Los oradores, pues, eran simples propagandistas. Gritan acerca de lo de siempre: los anti-españoles, los nacionalismos, el comunismo, la conspiración judeomasónica. Miguel de Unamuno era el rector. En un momento del acto toma la palabra. Su discurso es cortado varios veces. Crece el murmullo, la gente se agita, la espuma primero ribeteada en las sonrisitas sardónicas deviene torrente negro de indignación. Ah, los indignados.

Unamuno, que años atrás, viendo el cariz que tomaba la evolución de la República, había ¿renegado? de la misma con su breve frase de «no es esto, no es esto…», anciano de 72 años, quién sabe si con la lucidez de los que ya no tienen nada que perder, lanza las críticas más fuertes que se habrán de oír públicamente contra los nacionales a lo largo de muchos, muchos años. Su intervención tiene un remate para la historia: «¡Venceréis, pero no convenceréis!».

Entonces se armó. Millán, furioso, gritó: ¡Muera la inteligencia!¡Viva la muerte! Los legionarios repiten ¡Viva la muerte!

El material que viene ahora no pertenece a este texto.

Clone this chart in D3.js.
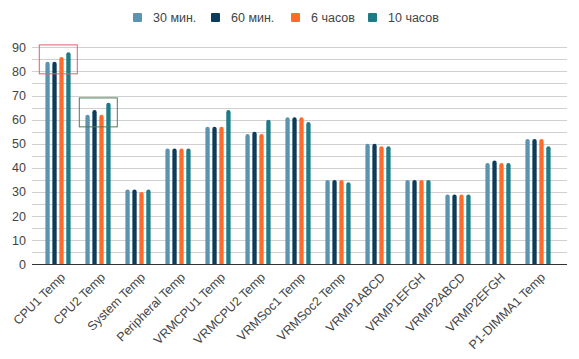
<!DOCTYPE html>
<html><head><meta charset="utf-8">
<script src="https://cdn.jsdelivr.net/npm/d3@7"></script>
<style>
body{margin:0;background:#fff;}
text{font-family:"Liberation Sans",Arial,sans-serif;fill:#444;}
</style></head>
<body><svg id="c" width="579" height="359"></svg>
<script>
const categories = ["CPU1 Temp","CPU2 Temp","System Temp","Peripheral Temp","VRMCPU1 Temp","VRMCPU2 Temp","VRMSoc1 Temp","VRMSoc2 Temp","VRMP1ABCD","VRMP1EFGH","VRMP2ABCD","VRMP2EFGH","P1-DIMMA1 Temp"];
const seriesNames = ["30 мин.","60 мин.","6 часов","10 часов"];
const s30min = [84,62,31,48,57,54,61,35,50,35,29,42,52];
const s60min = [84,64,31,48,57,55,61,35,50,35,29,43,52];
const s6h    = [86,62,30,48,57,54,61,35,49,35,29,42,52];
const s10h   = [88,67,31,48,64,60,59,34,49,35,29,42,49];
const yTicks = [0,10,20,30,40,50,60,70,80,90];
const colors = ["#5b93b0","#0c3c5b","#ff6b2b","#1e7b86"];
const series = [s30min,s60min,s6h,s10h];

const svg = d3.select("#c");
const x0 = d3.scaleBand().domain(categories).range([38,558]).padding(0);
const x1 = d3.scaleBand().domain(seriesNames).range([-12.6,12.6]).paddingInner(0.38).paddingOuter(0);
const y = d3.scaleLinear().domain([0,90]).range([264.3,47.3]);

// gridlines every 5
const grid = d3.range(5,95,5);
svg.append("g").selectAll("line").data(grid).join("line")
  .attr("x1",32).attr("x2",567)
  .attr("y1",d=>Math.round(y(d))+0.5).attr("y2",d=>Math.round(y(d))+0.5)
  .attr("stroke","#d0d0d0").attr("stroke-width",1);

// y axis labels
const yAxis = d3.axisLeft(y).tickValues(yTicks).tickSize(0).tickPadding(0);
const ga = svg.append("g").attr("transform","translate(26,0)").call(yAxis);
ga.select(".domain").remove();
ga.selectAll("text").attr("font-size",12.5).attr("fill","#444").style("font-family","'Liberation Sans',Arial,sans-serif");

// bars
const bw = x1.bandwidth();
series.forEach((vals,si)=>{
  svg.append("g").selectAll("path").data(vals).join("path")
    .attr("fill",colors[si])
    .attr("d",(v,i)=>{
      const cx = x0(categories[i]) + x0.bandwidth()/2 + x1(seriesNames[si]);
      const top = y(v), bot = y(0), r = bw/2;
      return `M${cx},${bot}L${cx},${top+r}A${r},${r} 0 0 1 ${cx+bw},${top+r}L${cx+bw},${bot}Z`;
    });
});

// baseline
svg.append("line").attr("x1",32).attr("x2",567).attr("y1",264.5).attr("y2",264.5)
  .attr("stroke","#333").attr("stroke-width",1.2);

// x labels
const xAxis = d3.axisBottom(x0).tickSize(0).tickPadding(0);
const gx = svg.append("g").attr("transform","translate(0,264)").call(xAxis);
gx.select(".domain").remove();
gx.selectAll("text")
  .attr("font-size",12.5).attr("fill","#444").style("font-family","'Liberation Sans',Arial,sans-serif")
  .attr("text-anchor","end").attr("dy",0).attr("y",0)
  .attr("transform","translate(8,14) rotate(-45)");

// highlight rects
const hl = [{cat:"CPU1 Temp",lo:79,hi:91,color:"#e06070"},{cat:"CPU2 Temp",lo:57,hi:69,color:"#4e7d55"}];
svg.append("g").selectAll("rect").data(hl).join("rect")
  .attr("x",d=>x0(d.cat)+1.3).attr("width",x0.bandwidth()-2)
  .attr("y",d=>y(d.hi)).attr("height",d=>y(d.lo)-y(d.hi))
  .attr("fill","none").attr("stroke",d=>d.color).attr("stroke-width",1);

// legend
const legX = [133,211,291,368];
const lg = svg.append("g").selectAll("g").data(seriesNames).join("g")
  .attr("transform",(d,i)=>`translate(${legX[i]},13)`);
lg.append("rect").attr("width",9).attr("height",9).attr("rx",1).attr("fill",(d,i)=>colors[i]);
lg.append("text").attr("x",20).attr("y",9).attr("font-size",12.5).text(d=>d);
</script></body></html>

La muchedumbre está fuera de sí. Hay que fusilar al vejete allí mismo. Entre Pemán y algún otro consiguen sacar a Unamuno agarrándolo al brazo de Carmen Polo, señora del Caudillo.

La anécdota es jugosa, triste, espeluznante. Hará cosa de un año, en la misma plaza coruñesa, medio centenar de ex legionarios se concentraron de manera preventiva: había rumores de que el Ayuntamiento iba a retirar la estatua del fundador. Afortunadamente, que dirían algunos, el Ayuntamiento está para preocuparse por lo que de verdad importa a los ciudadanos, y no para retirar estatuas. Uno de los presentes afirmó que Millán Astray era sólo el fundador de la Legión, no un político. También Franco recomendada a sus allegados que hiciesen como él y que no se metiesen en política. Que santos varones, señor mío. Empiezo a comprender lo de la cabra.